Data supplied:

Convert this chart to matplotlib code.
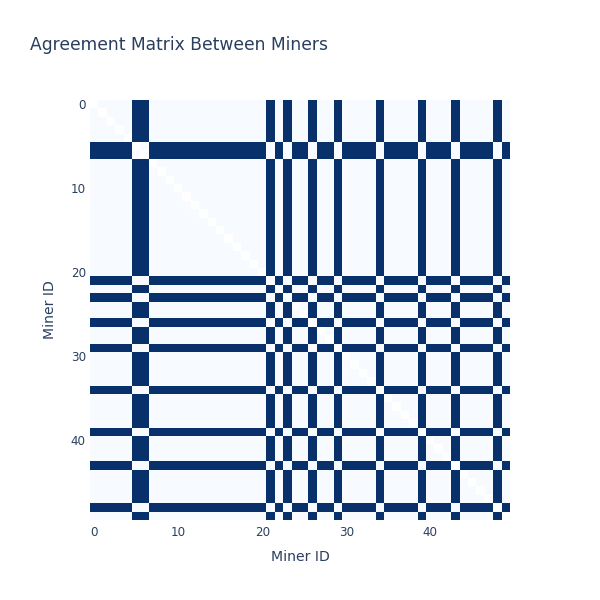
import numpy as np
import matplotlib.pyplot as plt

plt.rcParams['font.family'] = ['DejaVu Sans']

# miners 0..49; these miners disagree with the rest
n_miners = 50
dissenting = [5, 6, 21, 23, 26, 29, 34, 39, 43, 48]
tick_vals = [0, 10, 20, 30, 40]

group = np.zeros(n_miners, dtype=int)
group[dissenting] = 1
matrix = (group[:, None] != group[None, :]).astype(float)
np.fill_diagonal(matrix, np.nan)

text_color = '#2a3f5f'

fig = plt.figure(figsize=(6, 6), dpi=100)
ax = fig.add_axes([0.15, 0.1333, 0.7, 0.7])
ax.set_facecolor('white')
ax.imshow(matrix, cmap='Blues', vmin=0, vmax=1, interpolation='nearest',
          extent=(-0.5, n_miners - 0.5, n_miners - 0.5, -0.5), aspect='auto')

ax.set_xticks(tick_vals)
ax.set_yticks(tick_vals)
ax.tick_params(length=0, labelsize=8.6, labelcolor=text_color, pad=4)
ax.tick_params(axis='y', pad=3)
for s in ax.spines.values():
    s.set_visible(False)

ax.set_xlabel('Miner ID', fontsize=10.1, color=text_color, labelpad=8)
ax.set_ylabel('Miner ID', fontsize=10.1, color=text_color, labelpad=10)

fig.text(0.05, 0.925, 'Agreement Matrix Between Miners', fontsize=12.3,
         color=text_color, ha='left', va='center')

fig.savefig('out.png', dpi=100)
plt.close(fig)
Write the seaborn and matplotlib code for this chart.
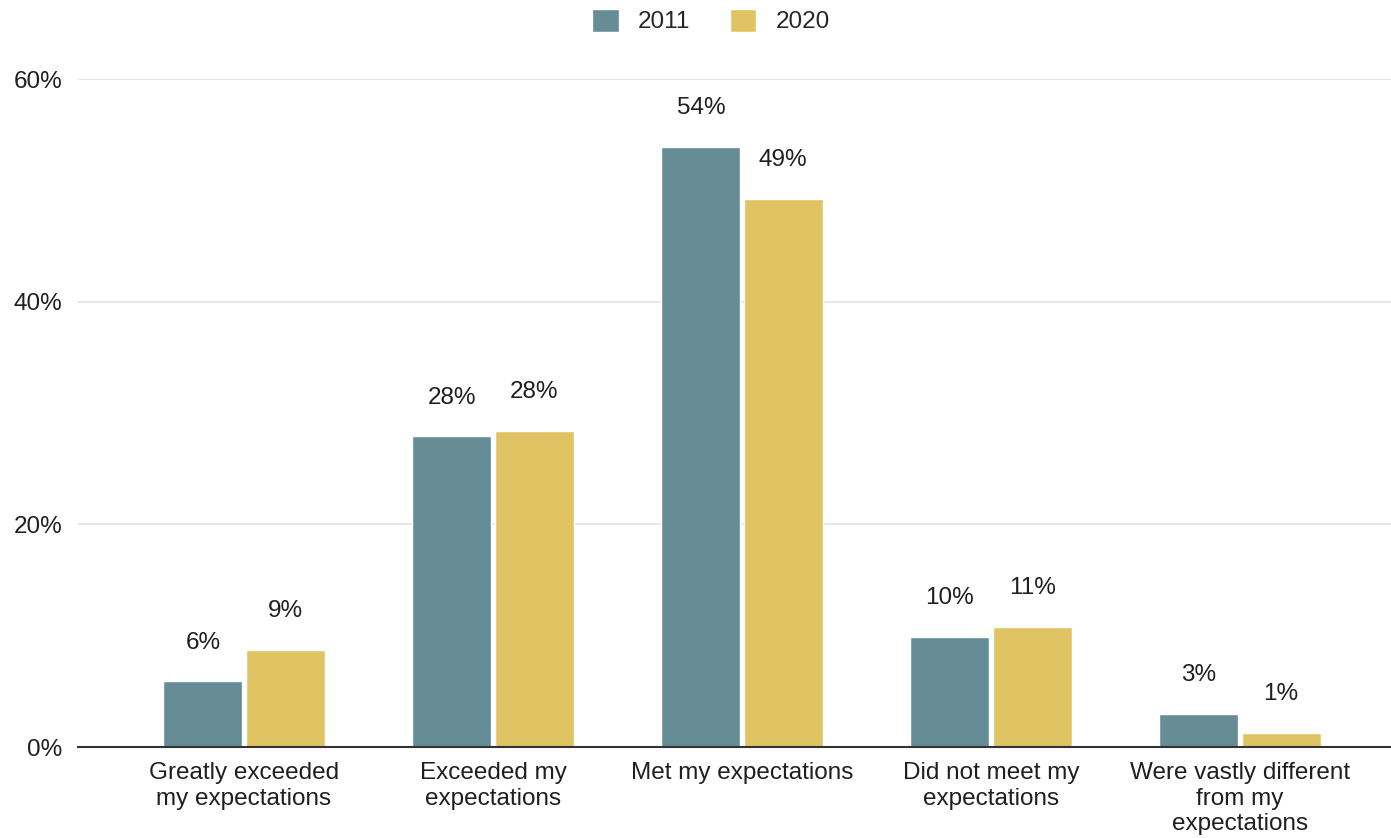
import matplotlib
matplotlib.use("Agg")
import matplotlib.pyplot as plt
import seaborn as sns
import pandas as pd

categories = [
    "Greatly exceeded\nmy expectations",
    "Exceeded my\nexpectations",
    "Met my expectations",
    "Did not meet my\nexpectations",
    "Were vastly different\nfrom my\nexpectations",
]
years = ["2011", "2020"]
values_2011 = [5.9, 27.9, 53.9, 9.9, 3.0]
values_2020 = [8.7, 28.4, 49.2, 10.8, 1.3]
y_ticks = [0, 20, 40, 60]

colors = {"2011": "#668c96", "2020": "#e0c463"}
text_color = "#1f1f1f"
fs = 17.5

df = pd.DataFrame({
    "category": categories * 2,
    "year": [years[0]] * len(categories) + [years[1]] * len(categories),
    "value": values_2011 + values_2020,
})

sns.set_theme(style="white")
plt.rcParams["font.family"] = ["Liberation Sans", "DejaVu Sans"]

fig = plt.figure(figsize=(13.91, 8.38), dpi=100)
ax = fig.add_axes([78 / 1391, 1 - 747 / 838, 1 - 78 / 1391, (747 - 79) / 838])

sns.barplot(data=df, x="category", y="value", hue="year", order=categories,
            hue_order=years, palette=colors, width=0.66, gap=0.04,
            saturation=1, ax=ax, legend=True, zorder=3)

ax.set_ylim(0, 60)
ax.set_xlim((78 - 244) / 249, (1391 - 244) / 249)
ax.set_yticks(y_ticks)
ax.set_yticklabels([f"{t}%" for t in y_ticks], fontsize=fs, color=text_color)
ax.tick_params(axis="y", length=0, pad=11)
ax.tick_params(axis="x", length=0, pad=11, labelsize=fs, labelcolor=text_color)
for lbl in ax.get_xticklabels():
    lbl.set_linespacing(1.2)
ax.yaxis.grid(True, color="#e3e3e3", linewidth=1.2, zorder=0)
ax.set_axisbelow(True)
for side in ["left", "right", "top"]:
    ax.spines[side].set_visible(False)
ax.spines["bottom"].set_color("#333333")
ax.spines["bottom"].set_linewidth(1.5)
ax.spines["bottom"].set_zorder(5)
ax.set_xlabel("")
ax.set_ylabel("")

for container in ax.containers:
    labels = [f"{bar.get_height():.0f}%" for bar in container]
    ax.bar_label(container, labels=labels, padding=20, fontsize=fs, color=text_color)

handles, labels = ax.get_legend_handles_labels()
ax.legend_.remove()
fig.legend(handles, labels, loc="center", bbox_to_anchor=(711 / 1391, 1 - 21 / 838),
           ncol=2, frameon=False, fontsize=fs, handlelength=1.1, handleheight=1.1,
           columnspacing=1.6, handletextpad=0.8)

fig.savefig("out.png", dpi=100, facecolor="white")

Objective:
Reproduce every record word for word. The copy must contain no pictures.

Written reply:
Convert this chart to matplotlib code.
import numpy as np
import matplotlib.pyplot as plt

plt.rcParams['font.family'] = ['DejaVu Sans']

# miners 0..49; these miners disagree with the rest
n_miners = 50
dissenting = [5, 6, 21, 23, 26, 29, 34, 39, 43, 48]
tick_vals = [0, 10, 20, 30, 40]

group = np.zeros(n_miners, dtype=int)
group[dissenting] = 1
matrix = (group[:, None] != group[None, :]).astype(float)
np.fill_diagonal(matrix, np.nan)

text_color = '#2a3f5f'

fig = plt.figure(figsize=(6, 6), dpi=100)
ax = fig.add_axes([0.15, 0.1333, 0.7, 0.7])
ax.set_facecolor('white')
ax.imshow(matrix, cmap='Blues', vmin=0, vmax=1, interpolation='nearest',
          extent=(-0.5, n_miners - 0.5, n_miners - 0.5, -0.5), aspect='auto')

ax.set_xticks(tick_vals)
ax.set_yticks(tick_vals)
ax.tick_params(length=0, labelsize=8.6, labelcolor=text_color, pad=4)
ax.tick_params(axis='y', pad=3)
for s in ax.spines.values():
    s.set_visible(False)

ax.set_xlabel('Miner ID', fontsize=10.1, color=text_color, labelpad=8)
ax.set_ylabel('Miner ID', fontsize=10.1, color=text_color, labelpad=10)

fig.text(0.05, 0.925, 'Agreement Matrix Between Miners', fontsize=12.3,
         color=text_color, ha='left', va='center')

fig.savefig('out.png', dpi=100)
plt.close(fig)
Write the seaborn and matplotlib code for this chart.
import matplotlib
matplotlib.use("Agg")
import matplotlib.pyplot as plt
import seaborn as sns
import pandas as pd

categories = [
    "Greatly exceeded\nmy expectations",
    "Exceeded my\nexpectations",
    "Met my expectations",
    "Did not meet my\nexpectations",
    "Were vastly different\nfrom my\nexpectations",
]
years = ["2011", "2020"]
values_2011 = [5.9, 27.9, 53.9, 9.9, 3.0]
values_2020 = [8.7, 28.4, 49.2, 10.8, 1.3]
y_ticks = [0, 20, 40, 60]

colors = {"2011": "#668c96", "2020": "#e0c463"}
text_color = "#1f1f1f"
fs = 17.5

df = pd.DataFrame({
    "category": categories * 2,
    "year": [years[0]] * len(categories) + [years[1]] * len(categories),
    "value": values_2011 + values_2020,
})

sns.set_theme(style="white")
plt.rcParams["font.family"] = ["Liberation Sans", "DejaVu Sans"]

fig = plt.figure(figsize=(13.91, 8.38), dpi=100)
ax = fig.add_axes([78 / 1391, 1 - 747 / 838, 1 - 78 / 1391, (747 - 79) / 838])

sns.barplot(data=df, x="category", y="value", hue="year", order=categories,
            hue_order=years, palette=colors, width=0.66, gap=0.04,
            saturation=1, ax=ax, legend=True, zorder=3)

ax.set_ylim(0, 60)
ax.set_xlim((78 - 244) / 249, (1391 - 244) / 249)
ax.set_yticks(y_ticks)
ax.set_yticklabels([f"{t}%" for t in y_ticks], fontsize=fs, color=text_color)
ax.tick_params(axis="y", length=0, pad=11)
ax.tick_params(axis="x", length=0, pad=11, labelsize=fs, labelcolor=text_color)
for lbl in ax.get_xticklabels():
    lbl.set_linespacing(1.2)
ax.yaxis.grid(True, color="#e3e3e3", linewidth=1.2, zorder=0)
ax.set_axisbelow(True)
for side in ["left", "right", "top"]:
    ax.spines[side].set_visible(False)
ax.spines["bottom"].set_color("#333333")
ax.spines["bottom"].set_linewidth(1.5)
ax.spines["bottom"].set_zorder(5)
ax.set_xlabel("")
ax.set_ylabel("")

for container in ax.containers:
    labels = [f"{bar.get_height():.0f}%" for bar in container]
    ax.bar_label(container, labels=labels, padding=20, fontsize=fs, color=text_color)

handles, labels = ax.get_legend_handles_labels()
ax.legend_.remove()
fig.legend(handles, labels, loc="center", bbox_to_anchor=(711 / 1391, 1 - 21 / 838),
           ncol=2, frameon=False, fontsize=fs, handlelength=1.1, handleheight=1.1,
           columnspacing=1.6, handletextpad=0.8)

fig.savefig("out.png", dpi=100, facecolor="white")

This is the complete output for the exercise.